Now, let’s summarize what we’ve learned about electric current. Starting off, considering current from a broader perspective, we saw that current can be defined as an amount of some substance flowing over an amount of time. We then considered that this flowing substance can be electric charge and that it’s electric fields that create an electric force on charged objects, which tends to make them move. We saw further that electric charge is measured in units called coulombs, and a coulomb per second is equal to the unit of electric current, the ampere. And ampere, then, represents some amount of electric charge flowing past some point every second.
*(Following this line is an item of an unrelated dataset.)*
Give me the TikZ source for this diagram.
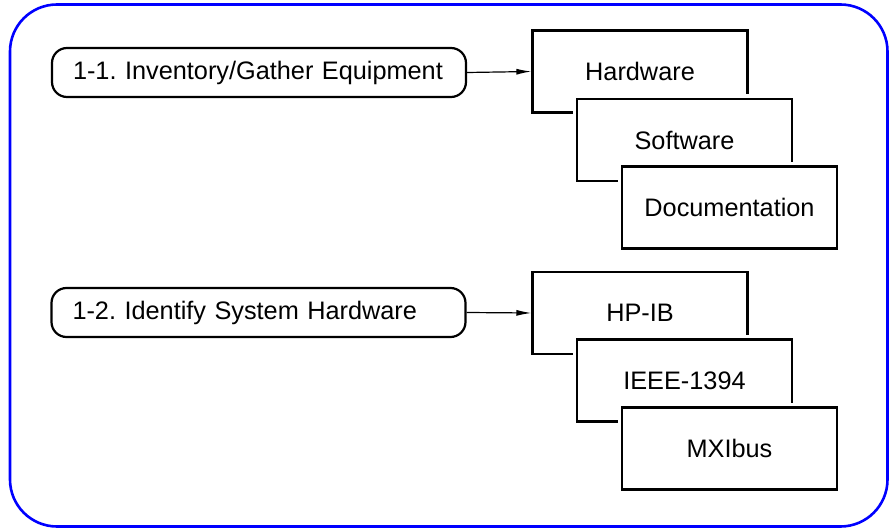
\documentclass[tikz,border=0pt]{standalone}
\usepackage{fontspec}
\setmainfont{Liberation Sans}
\usetikzlibrary{arrows.meta}
\frenchspacing
\begin{document}
\begin{tikzpicture}[x=1pt,y=-1pt,
  frame/.style={draw={rgb,255:red,0;green,0;blue,255}, line width=2.6pt, rounded corners=47pt},
  taskbox/.style={draw, line width=2.2pt, rounded corners=15pt, minimum height=49pt,
    inner xsep=21pt, inner ysep=0pt, text width=372pt, align=left, font=\fontsize{25.3}{29}\selectfont},
  card/.style={draw, line width=2.2pt, fill=white, preaction={draw=white, line width=9pt},
    minimum width=215pt, minimum height=82pt, inner sep=0pt, font=\fontsize{25.3}{29}\selectfont},
  link/.style={line width=1.2pt, -{Latex[length=15pt,width=6pt]}}
]
\useasboundingbox (0,0) rectangle (889,529);
\draw[frame] (10,4.5) rectangle (887.5,526.5);

% group 1
\node[taskbox] (t1) at (259,72.5) {1-1. Inventory/Gather Equipment};
\node[card] (hw) at (640,71.5) {Hardware};
\node[card] (sw) at (684.5,140) {Software};
\node[card] (doc) at (729.5,207.5) {Documentation};
\draw[link] (t1.east) -- (hw.west);

% group 2
\node[taskbox] (t2) at (258.5,312.5) {1-2. Identify System Hardware};
\node[card] (hp) at (640,313) {HP-IB};
\node[card] (ieee) at (684.5,380.5) {IEEE-1394};
\node[card] (mxi) at (729.5,448.5) {MXIbus};
\draw[link] (t2.east) -- (hp.west);
\end{tikzpicture}
\end{document}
Expanding on this, we saw that electric current 𝑖 in units of amperes is equal to a total amount of charge 𝑞 in units of coulombs divided by a total amount of time in units of seconds. And lastly, we saw that in a wired electrical circuit that’s powered by a cell or a battery, the direction that positive charges would flow, if they did flow in such a circuit, is called the direction of conventional current, while the direction of electron flow, the charges that actually move in such a circuit, is opposite this. This is a summary of electric current.